Impossible, enfin, de dissocier l’album de son cadre conceptuel : l’univers Devisal, projet multimédia que SHOE développe à travers musique, bandes dessinées, vidéos et objets artistiques. Chaque morceau fonctionne comme un chapitre de cette mythologie contemporaine. Le single « The Shoe Artifact », sorti le 20 novembre 2024, s’impose d’ailleurs comme un pivot narratif : le moment où le protagoniste découvre l’artefact mystérieux symbolisant la rencontre entre conscience humaine et intelligence artificielle. Dans ce contexte, "Patterns of Possession" agit à la fois comme expérience sonore, récit initiatique et réflexion philosophique sur la nature même de la possession — non plus spirituelle, mais technologique.



Pour les amateurs de Perturbator, Carpenter Brut, Scandroid ou Vangelis, ce disque trouvera naturellement sa place, tout en affirmant une identité propre. Là où Perturbator cultive la violence et Carpenter Brut la démesure, _SHOE privilégie la profondeur psychologique et la quête spirituelle. Son approche du synthwave n’est pas un simple hommage nostalgique aux années 80 : c’est une exploration narrative, presque cinématographique, de la conscience. L’album se déploie comme un film sonore, une œuvre complète où chaque chapitre, chaque texture contribue à un tout cohérent et émotionnellement dense.

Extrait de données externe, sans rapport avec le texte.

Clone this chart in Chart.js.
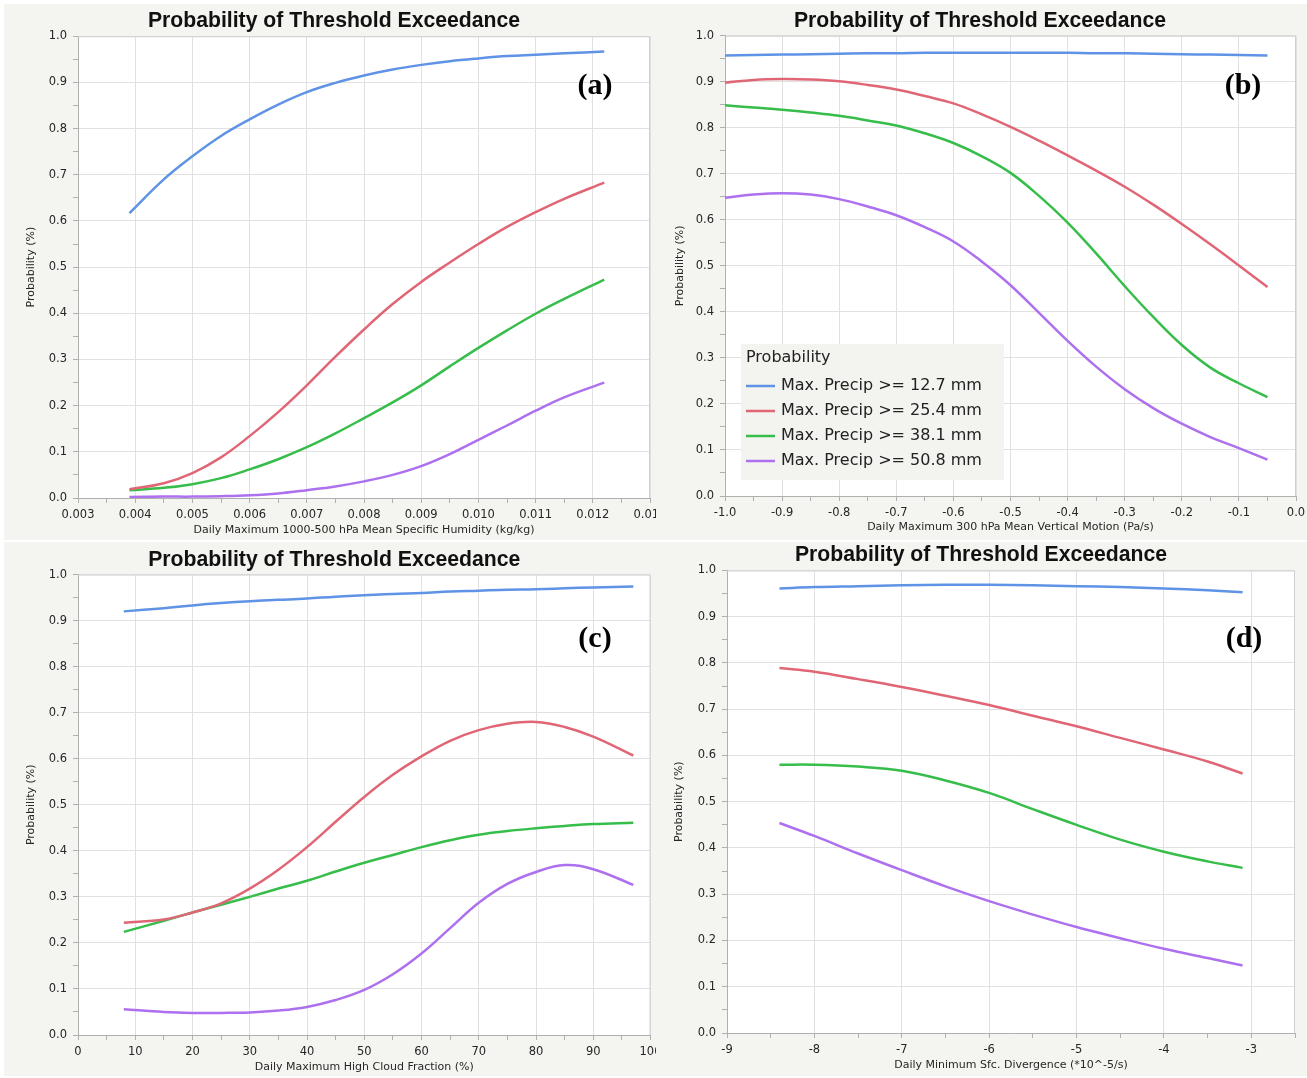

En définitive, "Patterns of Possession" est une œuvre ambitieuse et d’une rare cohérence. C’est un disque à la fois cérébral et sensoriel, obscur mais porteur d’une lumière intérieure. Il questionne notre rapport à la technologie, à la mémoire, à la frontière mouvante entre ce qui est vivant et ce qui ne l’est plus. Pour un premier album, la maturité de la vision, la précision de la production et la force du concept impressionnent. _SHOE signe ici une œuvre totale, une expérience immersive où la spiritualité se code et la machine apprend à rêver.


"Patterns of Possession" est un premier album audacieux et magistral, qui brouille les frontières entre le synthétique et le spirituel. À travers ses douze chapitres sonores, _SHOE crée un univers émotionnel et mécanique unique — un espace où le pouvoir, l’identité et la création fusionnent dans le langage des circuits. Plus qu’un disque, c’est une expérience à vivre, une plongée dans la conscience électronique du futur.